На Западе у публичных персон отточено каждое движение. Они никогда не сядут на студийной программе в фас к журналисту и в профиль к камере – исчезает объем, из кадра откачивается воздух, человек становится плоским, как бумажная аппликация. Всегда анфас, всегда чуть-чуть боком. Они никогда не позволят засунуть себя между двумя ведущими, чтобы не мотать головой, словно лошадь на привязи. В 1992 году, муштруя нас, молодых российских политиков, американские политтехнологи твердили из занятия в занятие: плевать на то, о чем вас спрашивают. Вы в эфире не для того, чтобы удовлетворить журналиста. Пусть себе жужжит. Вы в эфире для того, чтобы общаться с миллионной аудиторией, которая в этот момент жует, целуется, ссорится, пьет, болтает по телефону, моет посуду. Поэтому на телевидении не надо никакой философии, никакой зауми, на одно выступление – одна мысль, а лучше не мысль, а слоган, который вбиваете в зрителя, как гвоздь.
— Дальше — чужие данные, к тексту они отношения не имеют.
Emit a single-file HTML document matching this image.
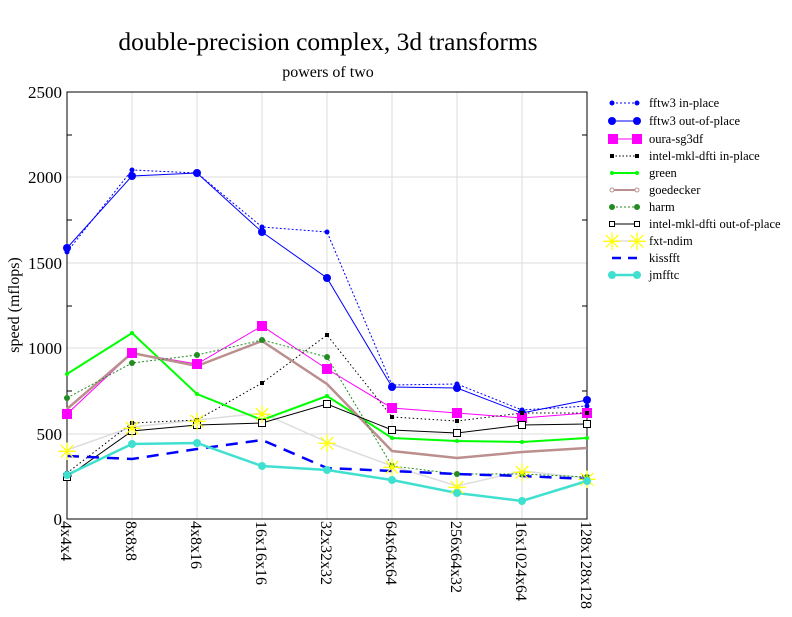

Действительно, что бы ты ни говорил по телевизору, главное – образ. В свое время в Америке проводились первые дебаты между двумя кандидатами в президенты. Никсон против Кеннеди. Они транслировались по радио и телевизору, и отсчитывались рейтинги. Кеннеди сделали загар и надели ярко-голубую рубашку под цвет глаз. На экране он выглядел голливудской мечтой Америки – загар, молодость и красота. А Никсон был очень умным, но намного старше и не такой телегеничный. В дебатах на телевидении с огромным отрывом победил Кеннеди, а на радио победил Никсон. В безоговорочной доминанте визуального ряда над смысловым я убедилась и на собственном опыте.